September 6, 2015

Book 43: The Best American Mystery Stories 2013

The Best American Mystery Stories 2013
Edited by Lisa Scottoline

One way or another, I've been reading a lot of mystery stories and thrillers recently. The Best American series generally provides a reliably interesting selection of short genre fiction, and the 2013 mystery iteration is no exception to the rule. With a mix of traditional procedurals and literary examinations of crime and its effects on individuals and communities (as well as stories that proudly straddle the lines that some would wish to place between these types of tales), this anthology stands up admirably among its predecessors and peers. Editors Lisa Scottoline and Otto Penzler have ensured that the group is balanced, despite the emergence of certain themes and styles.

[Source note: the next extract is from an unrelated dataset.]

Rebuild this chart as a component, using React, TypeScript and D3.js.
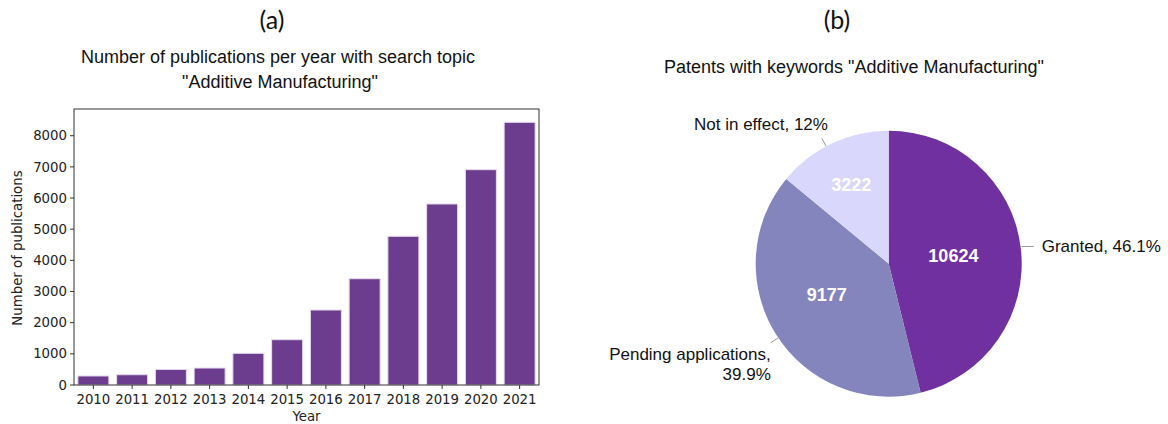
import React from "react";
import * as d3 from "d3";

const years = ["2010","2011","2012","2013","2014","2015","2016","2017","2018","2019","2020","2021"];
const publications = [290, 330, 500, 545, 1017, 1454, 2407, 3411, 4772, 5809, 6910, 8430];
const yTicks = [0,1000,2000,3000,4000,5000,6000,7000,8000];

const patentCategories = ["Granted", "Pending applications", "Not in effect"];
const patentCounts = [10624, 9177, 3222];
const patentLabels = ["Granted, 46.1%", "Pending applications,|39.9%", "Not in effect, 12%"];
const patentColors = ["#7030a0", "#8585bd", "#d9d7fb"];

const W = 1168, H = 424;

export default function App() {
  // Bar chart
  const left = 74, right = 539, top = 109, bottom = 385;
  const x = d3.scaleBand<string>().domain(years).range([left, right]).paddingInner(0.2).paddingOuter(0.1);
  const y = d3.scaleLinear().domain([0, 8857]).range([bottom, top]);
  const tickFont = "'DejaVu Sans', sans-serif";
  const arial = "'Liberation Sans', Arial, sans-serif";

  // Pie
  const cx = 888.7, cy = 263.7, r = 133;
  const pie = d3.pie<number>().sort(null).value(d => d);
  const arcs = pie(patentCounts);
  const arc = d3.arc<d3.PieArcDatum<number>>().innerRadius(0).outerRadius(r);
  const labelRadii = [0.49, 0.52, 0.66];
  const labelShift = [0, 0.1, 0];
  const pt = (a: number, rad: number) => [cx + rad * Math.sin(a), cy - rad * Math.cos(a)];

  return (
    <svg width={W} height={H} style={{ display: "block", position: "absolute", left: 0, top: 0 }}>
      <rect width={W} height={H} fill="#fff" />
      {/* Panel (a) */}
      <text x={272} y={29} textAnchor="middle" fontFamily="Lato, 'Open Sans', sans-serif" fontSize={25} fill="#111">(a)</text>
      <text x={278} y={63} textAnchor="middle" fontFamily={arial} fontSize={18} fill="#111">Number of publications per year with search topic</text>
      <text x={280} y={88} textAnchor="middle" fontFamily={arial} fontSize={18} fill="#111">"Additive Manufacturing"</text>

      {years.map((yr, i) => (
        <rect key={yr} x={x(yr)!} y={y(publications[i])} width={x.bandwidth()} height={bottom - y(publications[i])}
          fill="#6c3d8f" stroke="#e6dcef" strokeWidth={1} />
      ))}
      <rect x={left} y={top} width={right - left} height={bottom - top} fill="none" stroke="#333" strokeWidth={1} />
      {yTicks.map(t => (
        <g key={t}>
          <line x1={left - 4} x2={left} y1={y(t)} y2={y(t)} stroke="#333" strokeWidth={1} />
          <text x={left - 7} y={y(t)} dy="0.35em" textAnchor="end" fontFamily={tickFont} fontSize={13.3} fill="#222">{t}</text>
        </g>
      ))}
      {years.map(yr => (
        <g key={"t" + yr}>
          <line x1={x(yr)! + x.bandwidth() / 2} x2={x(yr)! + x.bandwidth() / 2} y1={bottom} y2={bottom + 4} stroke="#333" strokeWidth={1} />
          <text x={x(yr)! + x.bandwidth() / 2} y={404} textAnchor="middle" fontFamily={tickFont} fontSize={13.3} fill="#222">{yr}</text>
        </g>
      ))}
      <text x={(left + right) / 2} y={421} textAnchor="middle" fontFamily={tickFont} fontSize={13.3} fill="#222">Year</text>
      <text transform={`translate(22,${(top + bottom) / 2 + 1}) rotate(-90)`} textAnchor="middle" fontFamily={tickFont} fontSize={13.3} fill="#222">Number of publications</text>

      {/* Panel (b) */}
      <text x={837} y={29} textAnchor="middle" fontFamily="Lato, 'Open Sans', sans-serif" fontSize={25} fill="#111">(b)</text>
      <text x={854} y={73} textAnchor="middle" fontFamily={arial} fontSize={18} fill="#111">Patents with keywords "Additive Manufacturing"</text>
      <g transform={`translate(${cx},${cy})`}>
        {arcs.map((a, i) => (
          <path key={patentCategories[i]} d={arc(a)!} fill={patentColors[i]} />
        ))}
      </g>
      {arcs.map((a, i) => {
        const mid = (a.startAngle + a.endAngle) / 2 + labelShift[i];
        const [lx, ly] = pt(mid, r * labelRadii[i]);
        return (
          <text key={"v" + i} x={lx} y={ly} dy="0.35em" textAnchor="middle" fontFamily={arial}
            fontWeight="bold" fontSize={18} fill="#fff">{a.data}</text>
        );
      })}
      {/* outside labels with leader lines */}
      {arcs.map((a, i) => {
        const mid = (a.startAngle + a.endAngle) / 2;
        const lines = patentLabels[i].split("|");
        if (i === 0) {
          const [x1, y1] = pt(mid, r + 1);
          return (
            <g key={"l" + i}>
              <line x1={x1} y1={y1 - 1} x2={x1 + 12} y2={y1 - 1} stroke="#999" strokeWidth={1} />
              <text x={x1 + 20} y={y1 - 1} dy="0.35em" fontFamily={arial} fontSize={17} fill="#111">{lines[0]}</text>
            </g>
          );
        }
        if (i === 1) {
          const [x1, y1] = pt(mid - 0.03, r);
          const [x2, y2] = pt(mid - 0.03, r + 9);
          return (
            <g key={"l" + i}>
              <line x1={x1} y1={y1} x2={x2} y2={y2} stroke="#999" strokeWidth={1} />
              <text x={x2} y={y2 + 11} dy="0.35em" textAnchor="end" fontFamily={arial} fontSize={17} fill="#111">{lines[0]}</text>
              <text x={x2} y={y2 + 31} dy="0.35em" textAnchor="end" fontFamily={arial} fontSize={17} fill="#111">{lines[1]}</text>
            </g>
          );
        }
        const [x1, y1] = pt(mid - 0.05, r);
        const [x2, y2] = pt(mid - 0.05, r + 9);
        return (
          <g key={"l" + i}>
            <line x1={x1} y1={y1} x2={x2} y2={y2} stroke="#999" strokeWidth={1} />
            <text x={x2 + 6} y={y2 - 14} dy="0.35em" textAnchor="end" fontFamily={arial} fontSize={17} fill="#111">{lines[0]}</text>
          </g>
        );
      })}
    </svg>
  );
}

Many of the stories herein are tinged with regret and/or told in a mournful manner, yet no two authors take the same approach to these and other emotions, highlighting and illustrating the rich complexity of human feelings and experiences and the ways in which crime brings them to the forefront. After reading a large number of these volumes, I am always amazed to discover new takes on the common theme; this year, Kevin Leahy's "Remora, IL" was the biggest surprise. Excellently and appropriately told in the typically tricky first-person plural voice, the story examines the ways in which the arrival of a private prison affects the surrounding small town, tackling the effects of prison culture through a different lens than is usually offered.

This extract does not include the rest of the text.